Reproduce the listing word for word. Skip any image.

§ **Data section**

----------------------------------------

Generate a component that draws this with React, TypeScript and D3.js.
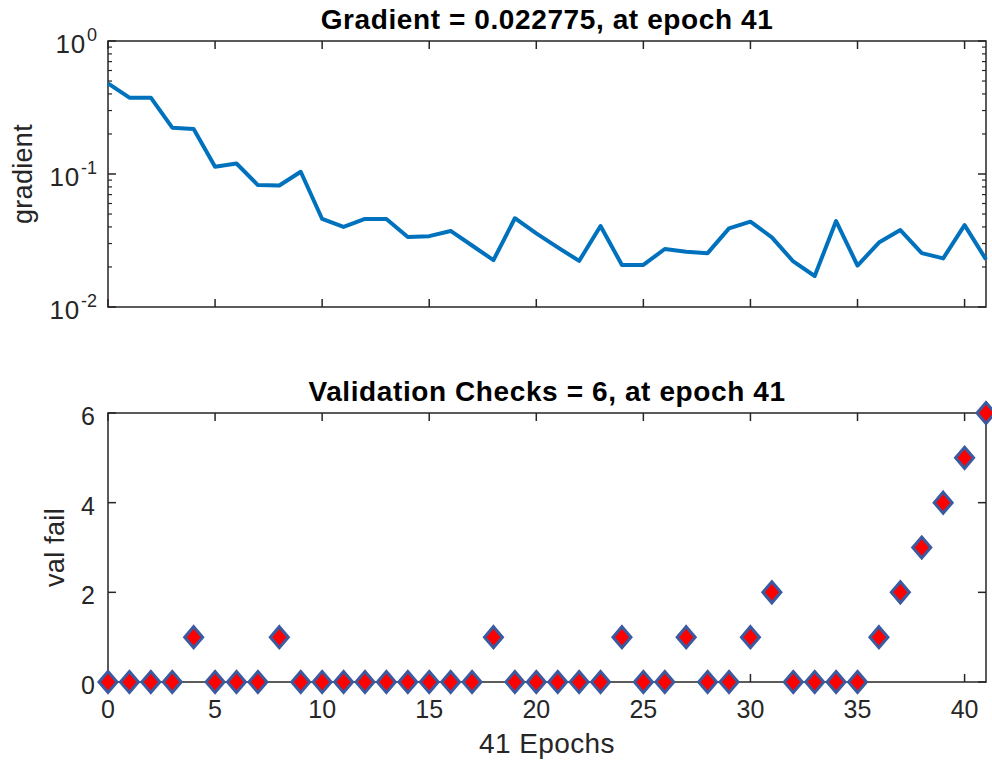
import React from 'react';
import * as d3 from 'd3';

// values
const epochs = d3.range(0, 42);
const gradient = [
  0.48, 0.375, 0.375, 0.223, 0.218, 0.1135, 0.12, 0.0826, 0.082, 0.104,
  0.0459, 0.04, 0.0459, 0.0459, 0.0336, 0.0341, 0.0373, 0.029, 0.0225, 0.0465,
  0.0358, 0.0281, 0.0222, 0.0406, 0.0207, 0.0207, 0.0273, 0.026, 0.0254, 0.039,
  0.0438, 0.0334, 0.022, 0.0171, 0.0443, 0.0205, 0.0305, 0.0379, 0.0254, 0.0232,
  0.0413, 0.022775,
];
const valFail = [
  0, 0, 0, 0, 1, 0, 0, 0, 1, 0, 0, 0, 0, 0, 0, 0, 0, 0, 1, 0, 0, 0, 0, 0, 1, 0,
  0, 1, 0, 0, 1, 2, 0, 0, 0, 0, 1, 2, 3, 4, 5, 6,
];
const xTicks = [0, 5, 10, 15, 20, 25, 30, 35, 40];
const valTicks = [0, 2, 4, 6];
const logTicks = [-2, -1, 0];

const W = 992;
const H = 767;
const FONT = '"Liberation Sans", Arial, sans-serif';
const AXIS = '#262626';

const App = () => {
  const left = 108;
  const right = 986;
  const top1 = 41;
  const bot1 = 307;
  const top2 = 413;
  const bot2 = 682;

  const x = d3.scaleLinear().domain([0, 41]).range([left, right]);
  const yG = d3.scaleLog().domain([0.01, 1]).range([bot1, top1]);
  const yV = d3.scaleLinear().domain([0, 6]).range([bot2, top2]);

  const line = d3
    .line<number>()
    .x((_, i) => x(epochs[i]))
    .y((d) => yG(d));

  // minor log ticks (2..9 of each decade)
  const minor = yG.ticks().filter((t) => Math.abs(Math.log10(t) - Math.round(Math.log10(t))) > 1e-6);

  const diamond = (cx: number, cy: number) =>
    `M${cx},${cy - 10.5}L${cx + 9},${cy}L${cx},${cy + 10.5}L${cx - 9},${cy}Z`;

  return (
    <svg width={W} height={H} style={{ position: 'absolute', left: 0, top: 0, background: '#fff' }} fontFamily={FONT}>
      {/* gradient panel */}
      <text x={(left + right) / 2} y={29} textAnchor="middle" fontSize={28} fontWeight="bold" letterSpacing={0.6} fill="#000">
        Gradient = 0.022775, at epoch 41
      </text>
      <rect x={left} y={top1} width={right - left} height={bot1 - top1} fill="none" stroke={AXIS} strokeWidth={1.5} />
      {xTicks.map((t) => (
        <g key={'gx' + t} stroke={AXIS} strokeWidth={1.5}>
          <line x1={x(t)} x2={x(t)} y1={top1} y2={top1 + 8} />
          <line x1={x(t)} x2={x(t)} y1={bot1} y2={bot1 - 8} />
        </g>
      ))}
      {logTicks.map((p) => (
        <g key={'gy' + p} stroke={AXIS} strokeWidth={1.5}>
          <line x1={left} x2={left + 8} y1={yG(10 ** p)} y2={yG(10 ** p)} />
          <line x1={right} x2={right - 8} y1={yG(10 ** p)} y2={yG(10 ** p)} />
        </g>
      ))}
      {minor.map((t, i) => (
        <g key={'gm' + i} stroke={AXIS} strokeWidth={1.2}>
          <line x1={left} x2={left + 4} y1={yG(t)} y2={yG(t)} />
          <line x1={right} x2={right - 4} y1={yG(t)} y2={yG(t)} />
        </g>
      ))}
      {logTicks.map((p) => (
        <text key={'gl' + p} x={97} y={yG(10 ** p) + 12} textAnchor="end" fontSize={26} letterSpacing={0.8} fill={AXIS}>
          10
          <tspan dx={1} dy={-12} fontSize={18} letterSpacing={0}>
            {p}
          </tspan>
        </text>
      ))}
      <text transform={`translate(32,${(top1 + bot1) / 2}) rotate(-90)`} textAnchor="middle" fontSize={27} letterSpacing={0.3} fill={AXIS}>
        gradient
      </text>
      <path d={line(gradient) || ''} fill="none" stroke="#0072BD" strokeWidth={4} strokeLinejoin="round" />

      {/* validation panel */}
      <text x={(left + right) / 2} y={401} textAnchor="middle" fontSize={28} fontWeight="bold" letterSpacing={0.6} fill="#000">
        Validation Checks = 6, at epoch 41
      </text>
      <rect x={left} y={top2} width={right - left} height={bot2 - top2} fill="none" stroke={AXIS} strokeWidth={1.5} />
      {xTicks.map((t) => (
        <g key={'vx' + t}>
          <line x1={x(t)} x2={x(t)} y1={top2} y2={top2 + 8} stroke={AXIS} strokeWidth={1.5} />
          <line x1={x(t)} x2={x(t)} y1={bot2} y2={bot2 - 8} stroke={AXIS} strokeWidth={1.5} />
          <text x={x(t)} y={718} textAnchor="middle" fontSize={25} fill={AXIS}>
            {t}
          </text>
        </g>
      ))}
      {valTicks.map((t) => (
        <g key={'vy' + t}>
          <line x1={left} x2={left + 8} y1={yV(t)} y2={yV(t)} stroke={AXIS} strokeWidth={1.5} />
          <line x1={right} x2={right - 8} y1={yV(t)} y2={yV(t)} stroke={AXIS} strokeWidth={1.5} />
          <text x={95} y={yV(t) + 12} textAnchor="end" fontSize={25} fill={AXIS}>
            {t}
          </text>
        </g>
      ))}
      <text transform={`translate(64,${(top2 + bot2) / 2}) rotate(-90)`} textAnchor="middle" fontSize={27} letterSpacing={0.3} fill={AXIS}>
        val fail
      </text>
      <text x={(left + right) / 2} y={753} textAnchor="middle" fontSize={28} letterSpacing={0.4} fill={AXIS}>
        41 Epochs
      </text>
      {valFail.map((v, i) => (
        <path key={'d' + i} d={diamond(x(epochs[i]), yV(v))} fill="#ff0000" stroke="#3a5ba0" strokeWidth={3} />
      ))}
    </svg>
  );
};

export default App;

----------------------------------------

§ **Expected answer**
Generate a component that draws this with React, TypeScript and D3.js.
import React from 'react';
import * as d3 from 'd3';

// values
const epochs = d3.range(0, 42);
const gradient = [
  0.48, 0.375, 0.375, 0.223, 0.218, 0.1135, 0.12, 0.0826, 0.082, 0.104,
  0.0459, 0.04, 0.0459, 0.0459, 0.0336, 0.0341, 0.0373, 0.029, 0.0225, 0.0465,
  0.0358, 0.0281, 0.0222, 0.0406, 0.0207, 0.0207, 0.0273, 0.026, 0.0254, 0.039,
  0.0438, 0.0334, 0.022, 0.0171, 0.0443, 0.0205, 0.0305, 0.0379, 0.0254, 0.0232,
  0.0413, 0.022775,
];
const valFail = [
  0, 0, 0, 0, 1, 0, 0, 0, 1, 0, 0, 0, 0, 0, 0, 0, 0, 0, 1, 0, 0, 0, 0, 0, 1, 0,
  0, 1, 0, 0, 1, 2, 0, 0, 0, 0, 1, 2, 3, 4, 5, 6,
];
const xTicks = [0, 5, 10, 15, 20, 25, 30, 35, 40];
const valTicks = [0, 2, 4, 6];
const logTicks = [-2, -1, 0];

const W = 992;
const H = 767;
const FONT = '"Liberation Sans", Arial, sans-serif';
const AXIS = '#262626';

const App = () => {
  const left = 108;
  const right = 986;
  const top1 = 41;
  const bot1 = 307;
  const top2 = 413;
  const bot2 = 682;

  const x = d3.scaleLinear().domain([0, 41]).range([left, right]);
  const yG = d3.scaleLog().domain([0.01, 1]).range([bot1, top1]);
  const yV = d3.scaleLinear().domain([0, 6]).range([bot2, top2]);

  const line = d3
    .line<number>()
    .x((_, i) => x(epochs[i]))
    .y((d) => yG(d));

  // minor log ticks (2..9 of each decade)
  const minor = yG.ticks().filter((t) => Math.abs(Math.log10(t) - Math.round(Math.log10(t))) > 1e-6);

  const diamond = (cx: number, cy: number) =>
    `M${cx},${cy - 10.5}L${cx + 9},${cy}L${cx},${cy + 10.5}L${cx - 9},${cy}Z`;

  return (
    <svg width={W} height={H} style={{ position: 'absolute', left: 0, top: 0, background: '#fff' }} fontFamily={FONT}>
      {/* gradient panel */}
      <text x={(left + right) / 2} y={29} textAnchor="middle" fontSize={28} fontWeight="bold" letterSpacing={0.6} fill="#000">
        Gradient = 0.022775, at epoch 41
      </text>
      <rect x={left} y={top1} width={right - left} height={bot1 - top1} fill="none" stroke={AXIS} strokeWidth={1.5} />
      {xTicks.map((t) => (
        <g key={'gx' + t} stroke={AXIS} strokeWidth={1.5}>
          <line x1={x(t)} x2={x(t)} y1={top1} y2={top1 + 8} />
          <line x1={x(t)} x2={x(t)} y1={bot1} y2={bot1 - 8} />
        </g>
      ))}
      {logTicks.map((p) => (
        <g key={'gy' + p} stroke={AXIS} strokeWidth={1.5}>
          <line x1={left} x2={left + 8} y1={yG(10 ** p)} y2={yG(10 ** p)} />
          <line x1={right} x2={right - 8} y1={yG(10 ** p)} y2={yG(10 ** p)} />
        </g>
      ))}
      {minor.map((t, i) => (
        <g key={'gm' + i} stroke={AXIS} strokeWidth={1.2}>
          <line x1={left} x2={left + 4} y1={yG(t)} y2={yG(t)} />
          <line x1={right} x2={right - 4} y1={yG(t)} y2={yG(t)} />
        </g>
      ))}
      {logTicks.map((p) => (
        <text key={'gl' + p} x={97} y={yG(10 ** p) + 12} textAnchor="end" fontSize={26} letterSpacing={0.8} fill={AXIS}>
          10
          <tspan dx={1} dy={-12} fontSize={18} letterSpacing={0}>
            {p}
          </tspan>
        </text>
      ))}
      <text transform={`translate(32,${(top1 + bot1) / 2}) rotate(-90)`} textAnchor="middle" fontSize={27} letterSpacing={0.3} fill={AXIS}>
        gradient
      </text>
      <path d={line(gradient) || ''} fill="none" stroke="#0072BD" strokeWidth={4} strokeLinejoin="round" />

      {/* validation panel */}
      <text x={(left + right) / 2} y={401} textAnchor="middle" fontSize={28} fontWeight="bold" letterSpacing={0.6} fill="#000">
        Validation Checks = 6, at epoch 41
      </text>
      <rect x={left} y={top2} width={right - left} height={bot2 - top2} fill="none" stroke={AXIS} strokeWidth={1.5} />
      {xTicks.map((t) => (
        <g key={'vx' + t}>
          <line x1={x(t)} x2={x(t)} y1={top2} y2={top2 + 8} stroke={AXIS} strokeWidth={1.5} />
          <line x1={x(t)} x2={x(t)} y1={bot2} y2={bot2 - 8} stroke={AXIS} strokeWidth={1.5} />
          <text x={x(t)} y={718} textAnchor="middle" fontSize={25} fill={AXIS}>
            {t}
          </text>
        </g>
      ))}
      {valTicks.map((t) => (
        <g key={'vy' + t}>
          <line x1={left} x2={left + 8} y1={yV(t)} y2={yV(t)} stroke={AXIS} strokeWidth={1.5} />
          <line x1={right} x2={right - 8} y1={yV(t)} y2={yV(t)} stroke={AXIS} strokeWidth={1.5} />
          <text x={95} y={yV(t) + 12} textAnchor="end" fontSize={25} fill={AXIS}>
            {t}
          </text>
        </g>
      ))}
      <text transform={`translate(64,${(top2 + bot2) / 2}) rotate(-90)`} textAnchor="middle" fontSize={27} letterSpacing={0.3} fill={AXIS}>
        val fail
      </text>
      <text x={(left + right) / 2} y={753} textAnchor="middle" fontSize={28} letterSpacing={0.4} fill={AXIS}>
        41 Epochs
      </text>
      {valFail.map((v, i) => (
        <path key={'d' + i} d={diamond(x(epochs[i]), yV(v))} fill="#ff0000" stroke="#3a5ba0" strokeWidth={3} />
      ))}
    </svg>
  );
};

export default App;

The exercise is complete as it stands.